Saint Patrick the Evangelist

March 17, 2017 Lindsey Labrum

Captured by Irish barbarian Pirates at the age of 16, Patrick didn't speak much of his early years.

He opened his autobiography with this:

"My name is Patrick. I am a sinner, a simple country person, and the least of all believers. I am looked down upon by many. My father was Calpornius. He was a deacon; his father was Potitus, a priest, who lived at Bannavem Taburniae. His home was near there, and that is where I was taken prisoner. I was about sixteen at the time."

Patrick was a prisoner for six years until one day he was given a dream, quite possibly a vision from God for an escape route that would be a 200 mile venture on foot toward the ocean shore, where he would come upon a ship that would lead him back home.

Before he was taken captive, Patrick's faith was not at the forefront of importance. It was after being captive for many years that gave him the desire to return to pagan Ireland, where eventually a pagan Irish King Leogaire who had once threatened Patrick's life would convert to Christianity and eventually even be baptized.

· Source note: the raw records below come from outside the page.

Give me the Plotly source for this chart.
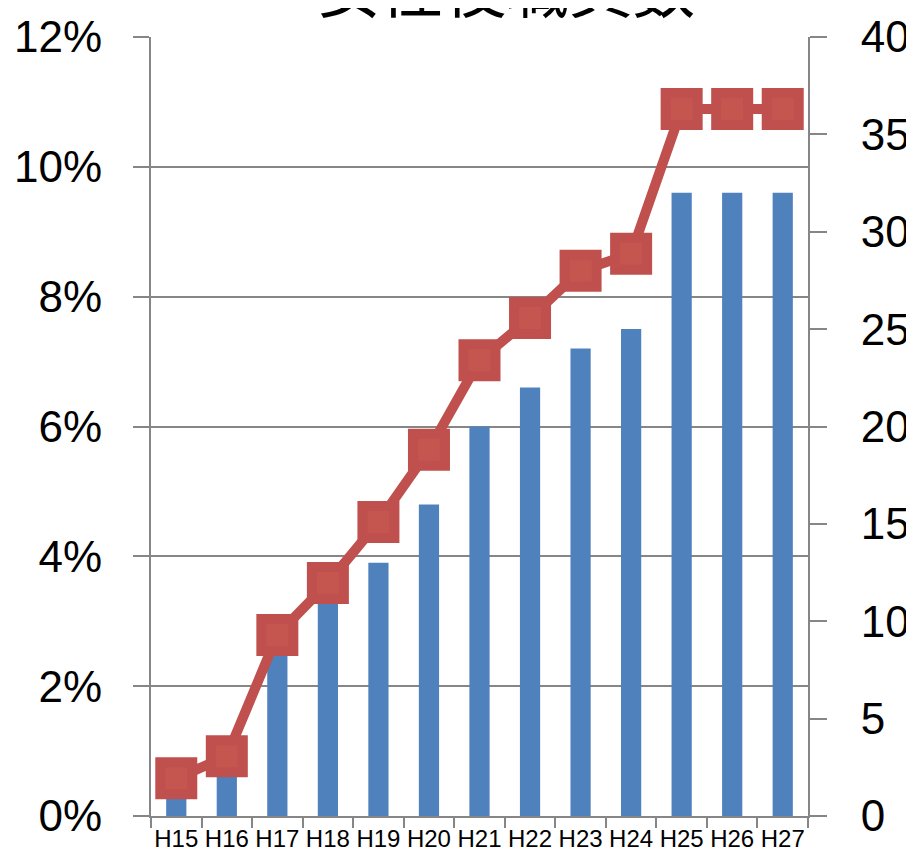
import plotly.graph_objects as go

categories = ["H15", "H16", "H17", "H18", "H19", "H20", "H21", "H22", "H23", "H24", "H25", "H26", "H27"]
female_staff = [2, 3, 9, 11, 13, 16, 20, 22, 24, 25, 32, 32, 32]
female_ratio = [0.0058, 0.0092, 0.0279, 0.0359, 0.0453, 0.0564, 0.0702, 0.0767, 0.0840, 0.0866, 0.1089, 0.1089, 0.1089]

BAR_COLOR = "#4F81BD"
LINE_COLOR = "#C0504D"
GRID = "#868686"
FONT = "Liberation Sans, Arial, sans-serif"

fig = go.Figure()
fig.add_trace(go.Bar(
    x=categories, y=female_staff, name="女性役職員数",
    marker=dict(color=BAR_COLOR, line=dict(width=0)),
    width=0.4, yaxis="y", showlegend=True,
))
fig.add_trace(go.Scatter(
    x=categories, y=female_ratio, name="女性比率",
    mode="lines+markers", yaxis="y2",
    line=dict(color=LINE_COLOR, width=10),
    marker=dict(symbol="square", size=32, color="#C4554F",
                line=dict(color=LINE_COLOR, width=10)),
    showlegend=False,
))

fig.update_layout(
    width=906, height=852,
    margin=dict(l=143, r=106, t=29, b=44, autoexpand=False),
    paper_bgcolor="white", plot_bgcolor="white",
    font=dict(family=FONT, color="black"),
    showlegend=True,
    legend=dict(
        x=0.192, y=1.063, xanchor="left", yanchor="middle",
        orientation="h",
        font=dict(family="Noto Sans CJK JP", size=63, color="black"),
        bgcolor="rgba(0,0,0,0)",
    ),
    xaxis=dict(
        type="category", range=[-0.5, 12.5],
        showline=True, linecolor=GRID, linewidth=2,
        ticks="outside", tickson="boundaries", ticklen=10, tickcolor=GRID, tickwidth=2,
        tickangle=0,
        tickfont=dict(size=24, family=FONT, color="black"),
        showgrid=False, zeroline=False,
    ),
    yaxis=dict(
        side="right", range=[0, 40], dtick=5,
        showline=True, linecolor=GRID, linewidth=2,
        ticks="outside", ticklen=17, tickcolor=GRID, tickwidth=2,
        tickfont=dict(size=44, family=FONT, color="black"),
        ticklabelstandoff=25,
        showgrid=False, zeroline=False,
    ),
    yaxis2=dict(
        side="left", overlaying="y", range=[0, 0.12], dtick=0.02, tickformat=".0%",
        showline=True, linecolor=GRID, linewidth=2,
        ticks="outside", ticklen=16, tickcolor=GRID, tickwidth=2,
        tickfont=dict(size=44, family=FONT, color="black"),
        ticklabelstandoff=22,
        showgrid=True, gridcolor=GRID, gridwidth=2, zeroline=False,
    ),
)

fig.write_html("out.html")
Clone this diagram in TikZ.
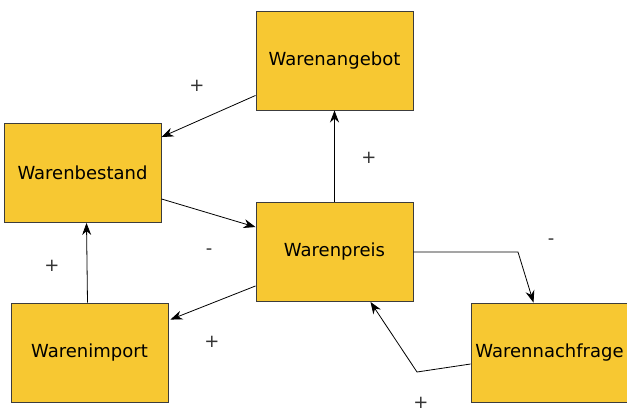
\documentclass[tikz,border=0pt]{standalone}
\usepackage{fontspec}
\setmainfont{DejaVu Sans}
\usetikzlibrary{arrows.meta}

\definecolor{boxyellow}{RGB}{247,200,50}
\definecolor{boxline}{RGB}{60,60,60}
\tikzset{
  factor/.style={draw=boxline,fill=boxyellow,line width=0.9pt,minimum width=157pt,
    minimum height=99pt,inner sep=0pt,font=\fontsize{18}{20}\selectfont},
  sign/.style={text=black!80,font=\fontsize{18}{20}\selectfont}
}

\begin{document}
\begin{tikzpicture}[x=1pt,y=-1pt,>={Stealth[length=12pt,width=9pt]},line width=0.8pt]
\useasboundingbox (0,0) rectangle (627,413);
\node[factor] (angebot) at (334.5,60.5) {Warenangebot};
\node[factor] (bestand) at (82.5,173) {Warenbestand};
\node[factor] (preis) at (334.5,252) {Warenpreis};
\node[factor] (import) at (89.5,352.5) {Warenimport};
\node[factor] (nachfrage) at (549.5,352.5) {Warennachfrage};
\coordinate (knick1) at (518,252);
\coordinate (knick2) at (417,372);
\node[sign] (s1) at (197,86) {+};
\node[sign] (s2) at (369,158) {+};
\node[sign] (s3) at (209,252) {-};
\node[sign] (s4) at (212,342) {+};
\node[sign] (s5) at (52,266) {+};
\node[sign] (s6) at (551,242) {-};
\node[sign] (s7) at (421,403) {+};
\draw[->] ([yshift=15pt]angebot.south west) -- ([yshift=-14pt]bestand.north east);
\draw[->] (preis.north) -- (angebot.south);
\draw[->] ([yshift=24pt]bestand.south east) -- ([yshift=-25pt]preis.north west);
\draw[->] ([yshift=16pt]preis.south west) -- ([yshift=-17pt,xshift=2pt]import.north east);
\draw[->] ([xshift=-2pt]import.north) -- ([xshift=4pt]bestand.south);
\draw[->] (preis.east) -- (knick1) -- ([xshift=-16pt]nachfrage.north);
\draw[->] ([yshift=-11.5pt]nachfrage.west) -- (knick2) -- ([xshift=36pt]preis.south);
\end{tikzpicture}
\end{document}
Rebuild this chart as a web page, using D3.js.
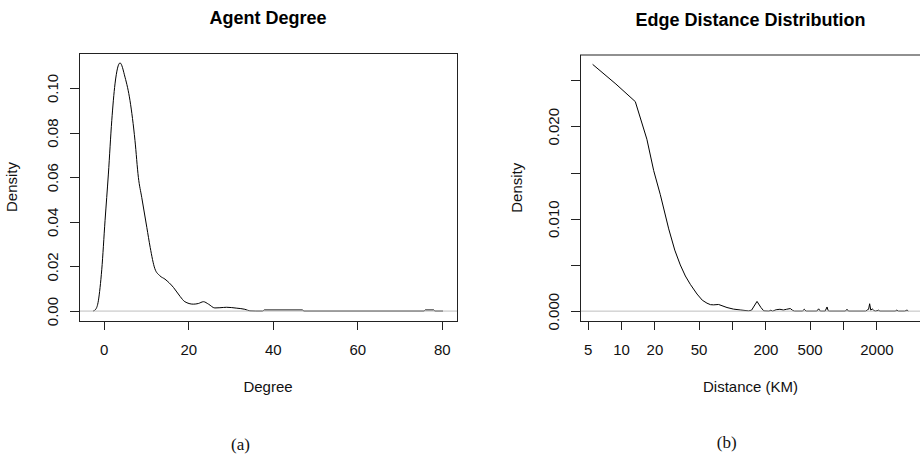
<!DOCTYPE html>
<html>
<head>
<meta charset="utf-8">
<script src="https://cdn.jsdelivr.net/npm/d3@7"></script>
<style>
  body { margin: 0; background: #fff; }
  svg { display: block; font-family: "Liberation Sans", Arial, sans-serif; }
</style>
</head>
<body>
<svg id="chart" width="920" height="455"></svg>
<script>
// ---------- Data: panel (a) Agent Degree ----------
const degreeX = [-2.54, -1.9, -1.27, -0.87, -0.47, 0.31, 1.1, 1.9, 2.67, 3.86, 5.04, 6.22, 7.4, 8.2, 9.0, 10.2, 11.0, 12.1, 13.3, 14.5, 16.5, 18.1, 19.2, 21.2, 22.4, 23.6, 24.8, 26.3, 27.5, 29.1, 31.5, 33.4, 34.6, 36, 37.6, 38, 47, 47.4, 75.8, 76.1, 78.1, 78.4, 80.3];
const degreeY = [0, 0.0008, 0.0046, 0.0105, 0.0185, 0.0405, 0.0614, 0.0853, 0.1018, 0.1112, 0.1048, 0.0943, 0.0764, 0.0599, 0.0509, 0.0375, 0.0285, 0.0190, 0.0158, 0.0143, 0.0106, 0.0065, 0.0042, 0.0031, 0.0034, 0.0042, 0.0031, 0.0014, 0.0015, 0.0017, 0.0013, 0.0008, 0.0001, 0, 0, 0.0005, 0.0005, 0, 0, 0.0005, 0.0005, 0, 0];
const degreeTicksX = [0, 20, 40, 60, 80];
const degreeTicksY = [0, 0.02, 0.04, 0.06, 0.08, 0.10];
const degreeLabelsY = ["0.00", "0.02", "0.04", "0.06", "0.08", "0.10"];

// ---------- Data: panel (b) Edge Distance Distribution ----------
const distX = [5.55, 9.0, 13.45, 17.1, 19.7, 22.6, 26.9, 30.5, 34.2, 38, 42.1, 48.4, 54, 59.5, 64, 68.3, 75.7, 90.1, 103, 120, 141, 150, 168, 182, 193, 215, 224, 232, 250, 270, 290, 310, 335, 350, 365, 430, 448, 465, 580, 603, 625, 690, 718, 735, 750, 1050, 1086, 1120, 1600, 1650, 1700, 1738, 1780, 1830, 1885, 1950, 2094, 2150, 2950, 3060, 3150, 3600, 3776, 3880];
const distY = [0.0267, 0.02457, 0.02267, 0.0186, 0.0152, 0.0126, 0.0089, 0.0066, 0.0050, 0.0038, 0.0029, 0.00185, 0.00118, 0.00086, 0.0007, 0.00068, 0.00072, 0.00039, 0.00022, 0.00012, 0.00003, 0.0001, 0.00105, 0.0004, 0.00003, 0, 0.0001, 0, 0.00015, 0.0002, 0.00012, 0.0002, 0.00028, 0.0001, 0, 0, 0.0002, 0, 0, 0.00025, 0, 0, 0.00045, 0.00005, 0, 0, 0.0002, 0, 0, 0.00012, 0.0002, 0.0008, 0.0001, 0.00025, 0.0001, 0, 0.0001, 0, 0, 0.00012, 0, 0, 0.00012, 0];
const distTicksX = [5, 10, 20, 50, 100, 200, 500, 1000, 2000, 5000];
const distLabelsX = ["5", "10", "20", "50", "", "200", "500", "", "2000", ""];
const distTicksY = [0, 0.005, 0.010, 0.015, 0.020, 0.025];
const distLabelsY = ["0.000", "", "0.010", "", "0.020", ""];

const svg = d3.select("#chart");

function expand(lo, hi) { const p = 0.04 * (hi - lo); return [lo - p, hi + p]; }

function panel(cfg) {
  const g = svg.append("g");
  const { left, right, top, bottom } = cfg.box;
  const x = cfg.xScale.range([left, right]);
  const y = d3.scaleLinear().domain(expand(0, d3.max(cfg.ys))).range([bottom, top]);

  // x axis
  const xa = d3.axisBottom(x).tickValues(cfg.xTicks).tickSize(9).tickSizeOuter(0)
    .tickFormat((d, i) => cfg.xLabels[i]);
  const gx = g.append("g").attr("transform", `translate(0,${bottom})`).call(xa);
  gx.select(".domain").remove();
  gx.selectAll(".tick line").attr("stroke", "#222").attr("shape-rendering", "crispEdges");
  gx.selectAll(".tick text").attr("y", 34).attr("dy", 0)
    .attr("font-size", 15).attr("fill", "#111").attr("font-family", "Liberation Sans, Arial, sans-serif");

  // y axis
  const ya = d3.axisLeft(y).tickValues(cfg.yTicks).tickSize(9).tickSizeOuter(0)
    .tickFormat((d, i) => cfg.yLabels[i]);
  const gy = g.append("g").attr("transform", `translate(${left},0)`).call(ya);
  gy.select(".domain").remove();
  gy.selectAll(".tick line").attr("stroke", "#222").attr("shape-rendering", "crispEdges");
  gy.selectAll(".tick text").attr("x", 0).attr("y", 0).attr("dy", 0)
    .attr("transform", "translate(-21,0) rotate(-90)")
    .attr("text-anchor", "middle")
    .attr("font-size", 15).attr("fill", "#111").attr("font-family", "Liberation Sans, Arial, sans-serif");

  // density curve
  const pts = cfg.xs.map((v, i) => [v, cfg.ys[i]]);
  const line = d3.line().x(d => x(d[0])).y(d => y(d[1])).curve(cfg.curve);
  g.append("path").datum(pts).attr("d", line)
    .attr("fill", "none").attr("stroke", "#000").attr("stroke-width", 1);

  // zero line (gray)
  g.append("line").attr("x1", left).attr("x2", right)
    .attr("y1", y(0)).attr("y2", y(0))
    .attr("stroke", "#bebebe").attr("stroke-width", 1);

  // box
  g.append("rect").attr("x", left + 0.5).attr("y", top + 0.5)
    .attr("width", right - left).attr("height", bottom - top)
    .attr("fill", "none").attr("stroke", "#222").attr("stroke-width", 1);

  // titles & labels
  const cx = (left + right) / 2;
  g.append("text").attr("x", cx).attr("y", cfg.titleY).attr("text-anchor", "middle")
    .attr("font-size", 18).attr("font-weight", "bold").attr("fill", "#000").text(cfg.title);
  g.append("text").attr("x", cx).attr("y", 392).attr("text-anchor", "middle")
    .attr("font-size", 15).attr("fill", "#111").text(cfg.xLabel);
  g.append("text").attr("transform", `translate(${cfg.yLabelX},${(top + bottom) / 2}) rotate(-90)`)
    .attr("text-anchor", "middle").attr("font-size", 15).attr("fill", "#111").text("Density");
  g.append("text").attr("x", cfg.capX).attr("y", cfg.capY).attr("text-anchor", "middle")
    .attr("font-family", "Liberation Serif, 'DejaVu Serif', serif")
    .attr("font-size", 17).attr("fill", "#111").text(cfg.caption);
}

panel({
  box: { left: 79, right: 457, top: 53, bottom: 321 },
  xScale: d3.scaleLinear().domain(expand(d3.min(degreeX), d3.max(degreeX))),
  xs: degreeX, ys: degreeY, curve: d3.curveMonotoneX,
  xTicks: degreeTicksX, xLabels: degreeTicksX.map(String),
  yTicks: degreeTicksY, yLabels: degreeLabelsY,
  title: "Agent Degree", titleY: 23.5, xLabel: "Degree", yLabelX: 16.7,
  caption: "(a)", capX: 240.5, capY: 449.5
});

const lx = expand(Math.log10(d3.min(distX)), Math.log10(d3.max(distX)));
panel({
  box: { left: 580, right: 921, top: 54.5, bottom: 321 },
  xScale: d3.scaleLog().domain([Math.pow(10, lx[0]), Math.pow(10, lx[1])]),
  xs: distX, ys: distY, curve: d3.curveLinear,
  xTicks: distTicksX, xLabels: distLabelsX,
  yTicks: distTicksY, yLabels: distLabelsY,
  title: "Edge Distance Distribution", titleY: 26, xLabel: "Distance (KM)", yLabelX: 521.7,
  caption: "(b)", capX: 726.7, capY: 448
});
</script>
</body>
</html>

Patrick planted churches throughout Ireland and is known as the "Apostle of Ireland." It has been said that it is quite likely he would use the natural items like the clover (the shamrock) to teach pagans about the Trinity of God, as One - yet three in persons. 

Pagans that once had held him captive, he was able to point to Christ.  He wrote a prayer on the face of his shield that said much about who he really was, as he said, "I am a sinner, not a saint." 

"Christ with me,
Christ before me,
Christ behind me,
Christ in me,
Christ beneath me,
Christ above me,
Christ on my right,
Christ on my left,
Christ when I lie down,
Christ when I sit down,
Christ when I arise,
Christ in the heart of every man who thinks of me,
Christ in the mouth of everyone who speaks of me,
Christ in every eye that sees me,
Christ in every ear that hears me."

May we be so bold as this Apostle, Amen.

Today may you consider adding a little bit of orange into your green wardrobe.  Green was a strong representation of the Roman Catholic Church. Orange was the representation of (Protestantism) Christianity by William of Orange and although part of the story a church is represented, Patrick was "Apostle Patrick," a man of God that spread Christianity throughout Ireland. Now when people wonder why they see more Orange on Saint Patrick's day, you'll have a great story to share!